Not one to make travel goals, I did make one when coming to Spain: visit all 17 autonomous communities at least once before going home. While Madrid, Barcelona and Seville are the stars of the tourist dollar show (and my hard-earned euros, let’s not kid around here), I am a champion for Spain’s little-known towns and regions. Having a global view of this country has come through living in Andalucía, working in Galicia and studying in Castilla y León, plus extensive travel throughout Spain.
I would have been totally clueless about La Rioja unless it was for a Spain-born love of red wine and Liz Carlson’s Young Adventuress blog. And without knowing it, I may have saved some of the best of Spain for last.
Name: La Rioja
Provinces: Just one, with the administrative capital located in Logroño.

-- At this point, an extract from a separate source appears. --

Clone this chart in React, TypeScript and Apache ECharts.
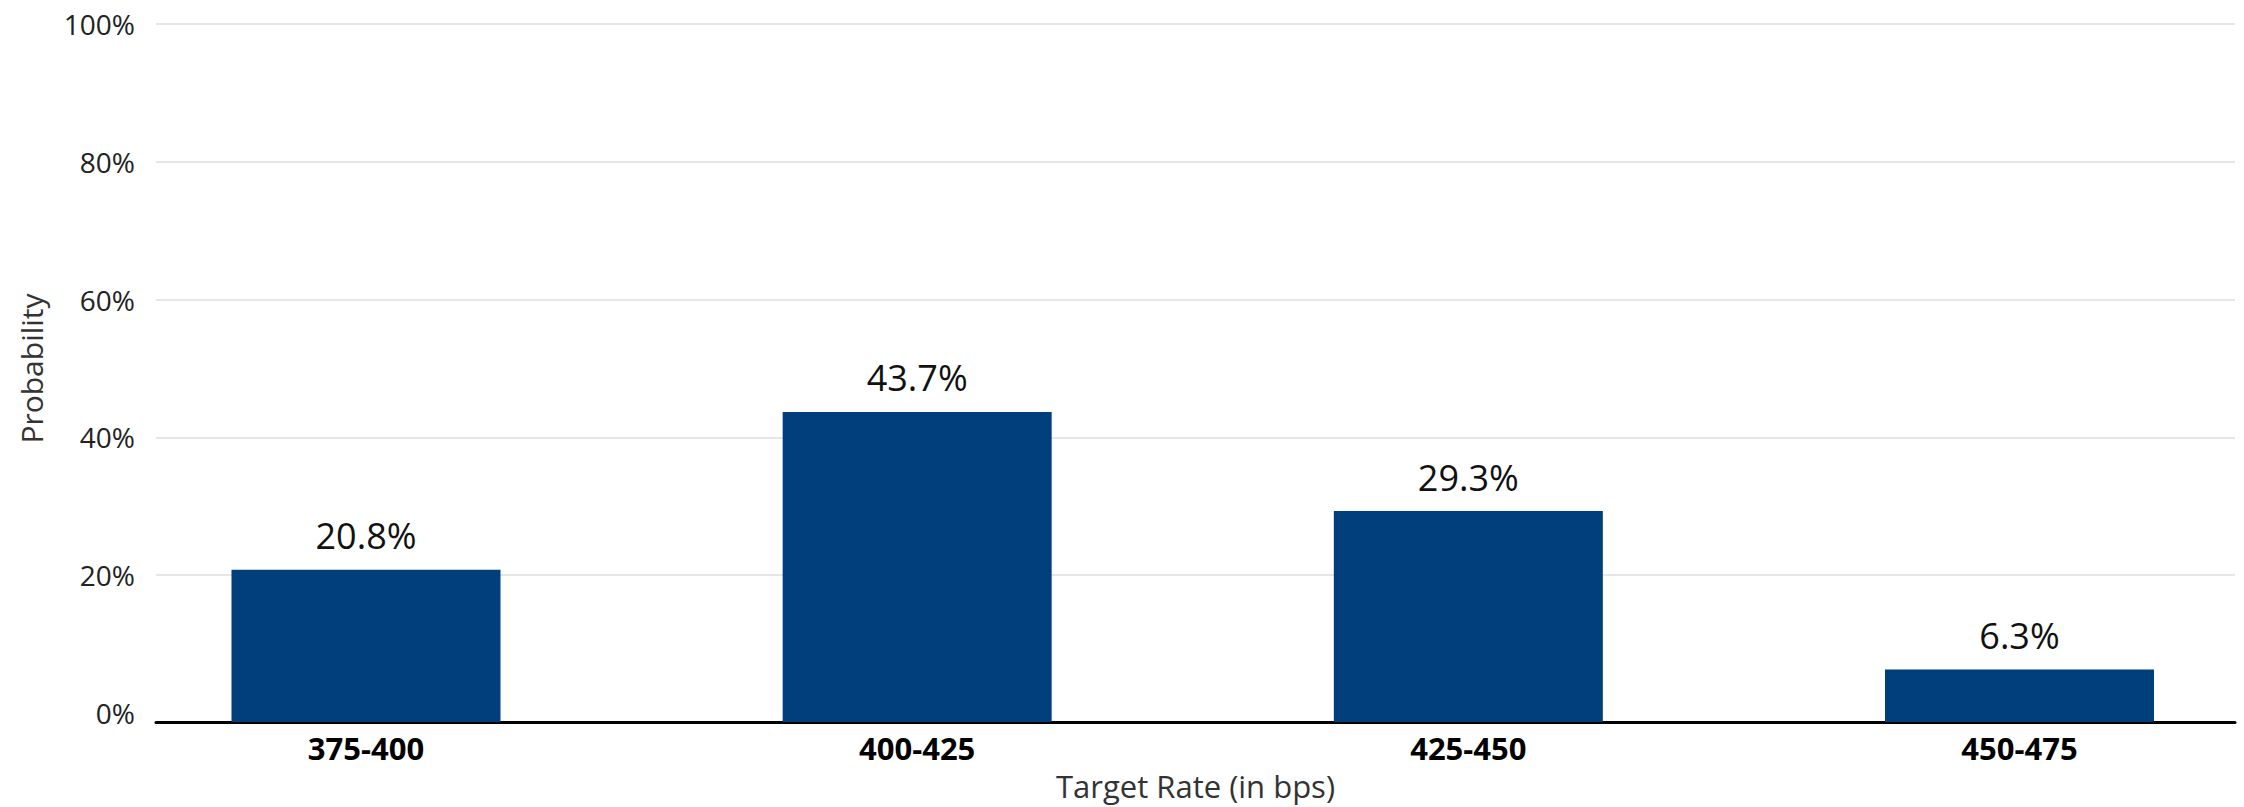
import React, { useEffect, useRef } from "react";
import * as echarts from "echarts";

// Target-rate buckets and their probabilities (%)
const categories = ["375-400", "400-425", "425-450", "450-475"];
const probabilities = [20.8, 43.7, 29.3, 6.3];

const yMin = 0;
const yMax = 100;
const yStep = 20;

const FONT = "'Open Sans', 'Noto Sans', sans-serif";
const BAR_COLOR = "#003f7c";

export default function App() {
  const ref = useRef<HTMLDivElement>(null);

  useEffect(() => {
    if (!ref.current) return;
    const chart = echarts.init(ref.current, undefined, { renderer: "svg" });

    const barData = probabilities.map((v, i) => [i, v]);

    chart.setOption({
      animation: false,
      backgroundColor: "#ffffff",
      textStyle: { fontFamily: FONT },
      grid: { left: 156, right: 9, top: 24, bottom: 94, containLabel: false },
      xAxis: {
        type: "value",
        min: -0.381,
        max: 3.391,
        offset: 9,
        name: "Target Rate (in bps)",
        nameLocation: "middle",
        nameGap: 48,
        nameTextStyle: { fontFamily: FONT, fontSize: 31, color: "#333333" },
        axisLine: { show: true, onZero: false, lineStyle: { color: "#000000", width: 3 } },
        axisTick: { show: false },
        splitLine: { show: false },
        axisLabel: {
          customValues: categories.map((_, i) => i),
          formatter: (v: number) => categories[Math.round(v)] ?? "",
          fontFamily: FONT,
          fontSize: 31,
          fontWeight: "bold",
          color: "#000000",
          margin: 10,
        },
      },
      yAxis: {
        type: "value",
        min: yMin,
        max: yMax,
        interval: yStep,
        startValue: -1.3,
        name: "Probability",
        nameLocation: "middle",
        nameRotate: 90,
        nameGap: 110,
        nameTextStyle: { fontFamily: FONT, fontSize: 30, color: "#333333" },
        axisLine: { show: false },
        axisTick: { show: false },
        axisLabel: {
          formatter: "{value}%",
          fontFamily: FONT,
          fontSize: 28,
          color: "#222222",
          margin: 21,
        },
        splitLine: {
          show: true,
          showMinLine: false,
          lineStyle: { color: "#e6e6e6", width: 2 },
        },
      },
      series: [
        {
          type: "bar",
          data: barData,
          barWidth: 269,
          clip: false,
          itemStyle: { color: BAR_COLOR },
          label: {
            show: true,
            position: "top",
            distance: 16,
            formatter: (p: any) => `${p.value[1].toFixed(1)}%`,
            fontFamily: FONT,
            fontSize: 36,
            color: "#111111",
          },
        },
      ],
    });

    return () => chart.dispose();
  }, []);

  return (
    <div
      ref={ref}
      style={{ position: "fixed", left: 0, top: 0, width: 2244, height: 807 }}
    />
  );
}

When: 17th of 17, December 2012
About La Rioja: Despite having the smallest population in all of Spain, this region packs a lot of punch worldwide because of its wine. Reds, whites and rosés – many of which are celebrated – are manufactured from grapes grown in the vineyards that spain La Rioja and the southern end of the Álava province in País Vasco.
This area was once part of the Roman kingdom of Hispania Tarraconensis, based in modern-day Tarragona. Given its positions between kingdom kingpins like Aragón and León, the area was hotly disputed by even smaller dukedoms, but the Moorish Invasion of 711 meant that La Rioja was soon grouped into the Al-Andalus kingdom.

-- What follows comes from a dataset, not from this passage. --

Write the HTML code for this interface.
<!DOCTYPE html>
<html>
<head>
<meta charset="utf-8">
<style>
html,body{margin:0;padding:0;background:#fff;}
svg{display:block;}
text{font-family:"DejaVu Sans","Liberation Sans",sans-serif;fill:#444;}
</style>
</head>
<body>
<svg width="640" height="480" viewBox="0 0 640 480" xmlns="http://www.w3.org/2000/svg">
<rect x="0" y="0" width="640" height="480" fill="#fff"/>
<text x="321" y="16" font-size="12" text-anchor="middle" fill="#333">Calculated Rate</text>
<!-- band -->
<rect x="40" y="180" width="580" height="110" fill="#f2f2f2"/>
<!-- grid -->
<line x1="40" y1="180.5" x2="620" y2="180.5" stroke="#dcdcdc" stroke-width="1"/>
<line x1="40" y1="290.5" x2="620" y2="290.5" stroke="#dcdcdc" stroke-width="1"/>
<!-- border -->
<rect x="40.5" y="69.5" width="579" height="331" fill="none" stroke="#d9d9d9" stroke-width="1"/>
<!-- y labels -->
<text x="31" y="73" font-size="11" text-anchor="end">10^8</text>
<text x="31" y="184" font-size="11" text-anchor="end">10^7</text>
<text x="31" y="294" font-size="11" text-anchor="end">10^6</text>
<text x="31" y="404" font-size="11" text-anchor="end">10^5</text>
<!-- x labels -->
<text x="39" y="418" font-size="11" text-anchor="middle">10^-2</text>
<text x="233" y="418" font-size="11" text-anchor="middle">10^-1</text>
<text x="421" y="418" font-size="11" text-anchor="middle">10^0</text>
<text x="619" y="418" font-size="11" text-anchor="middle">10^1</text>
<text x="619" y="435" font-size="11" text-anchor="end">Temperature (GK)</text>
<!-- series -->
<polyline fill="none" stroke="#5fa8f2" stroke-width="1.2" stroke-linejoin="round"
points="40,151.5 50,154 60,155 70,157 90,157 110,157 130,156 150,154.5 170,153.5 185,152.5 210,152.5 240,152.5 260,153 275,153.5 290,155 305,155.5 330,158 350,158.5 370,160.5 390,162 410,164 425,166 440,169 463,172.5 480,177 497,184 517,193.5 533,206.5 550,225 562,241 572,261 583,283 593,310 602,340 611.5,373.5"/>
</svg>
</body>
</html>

After Sancho the Wise swooped in during the early 9th Century of the Reconquista, he claimed the land for the Kingdom of León. After a bitter feud against the Kings of Pamplona-Navarra, La Rioja was given independence as the Kingdom of Viguera before being swallowed up by Pamplona once more.
The region continued to be jockeyed between Pamplona, Aragón, and the soon-united Castilla y León as part of both Soria and Burgos before a new administrative district was formed in 1822 by the Regio reform.
La Rioja got its modern name in 1982 when the Spanish Constitution was passed into law and Autonomous Communities were given more self-governance. The province stands for more than just their cash cow, but for a place where wine is an integral part of the culture.
Oh, and dinosaur footprints have been found here, so toma.
Must-sees: It should come as no surprise that wine is the main attraction in this tiny autonomía. More than 14,000 vineyards and 150 wineries fills the 75 square miles of the Denominación de Origen, whose lifeblood is the snaking Ebro River.
The earliest reference to wine in La Rioja is dated in the late 9th Century, and thanks to the continental Mediterranean climate and a series of peaks and valleys that protect the vineyards from the wind, several highly rated wines have been produced here. The most common grape varieties are tempranillo and garnacha, and the technique of aging wine in oak barrels for at least one year sets wines apart from other Spanish DOs.
You can visit a number of the wineries in La Rioja, particularly in the Álava province and outside of Logroño. We stuck to just a few – Bodegas Darien on the eastern edge of the city, Marqués de Riscal in Eltziego, Laguardia and its underground medieval aging caverns (as well as trippy Bodegas Ysisos) and romantic Haro.
Our wine tasting trips were pre-booked and included a guided tour and several tastings afterwards. There are a few bodegas within walking distance of town, as well.
Logroño has a definite small-city feel and served as an excellent home base. We skipped the old town’s few historic sites and instead focused our time on pinchos heaven: Calle Laurel (and its lesser-known counterpart, Calle San Juan). Pinchos are northern Spain’s answer to tapas: simply order a glass of wine and a single serving of food served atop bread, and within a few bars, you’ll be stumbling down the “Path of Elephants.”
If you can rent a car, get out of town: Haro and Laguardia are beautifully preserved towns, and a visit to the monasteries of Yuso and Suso means you can get your Spanish nerd on: the first written records of Castillian Spanish are housed here! Apart from that, Roman ruins are scattered around the province and each of the 174 villages seem to have their own flair.
I’m all for Spanish public transportation, but La Rioja is one place to rent a car (so long as you’re not imbibing!).
A fair number of towns in La Rioja – notably Logroño, Cenicero, Nájera and Santo Domingo de la Calzada – lie on the pilgrim route to Santiago, so expect to run into pilgrims and arrows
My take: Admittedly, my four-day trip to Rioja has a lot of speed bumps. Getting ticketed by cops! Having my cell phone robbed! SO MUCH SPILT WINE! But I loved our venture north, and my companions and I often talk about it being the last weekend hurrah before we got into the heavy adult stuff.
Apart from indulging on Calle Laurel and in little blips of wine towns, we had a chance to not focus on ticking off historical sites or racing to see museums before closing time.
I’ve got a preliminary plan to drive up to Madrid in May and pick up a friend so we can spend a long weekend in Logroño together. After all, eat, drink and be merry!
Have you ever been to La Rioja? What do you like (or not) about it?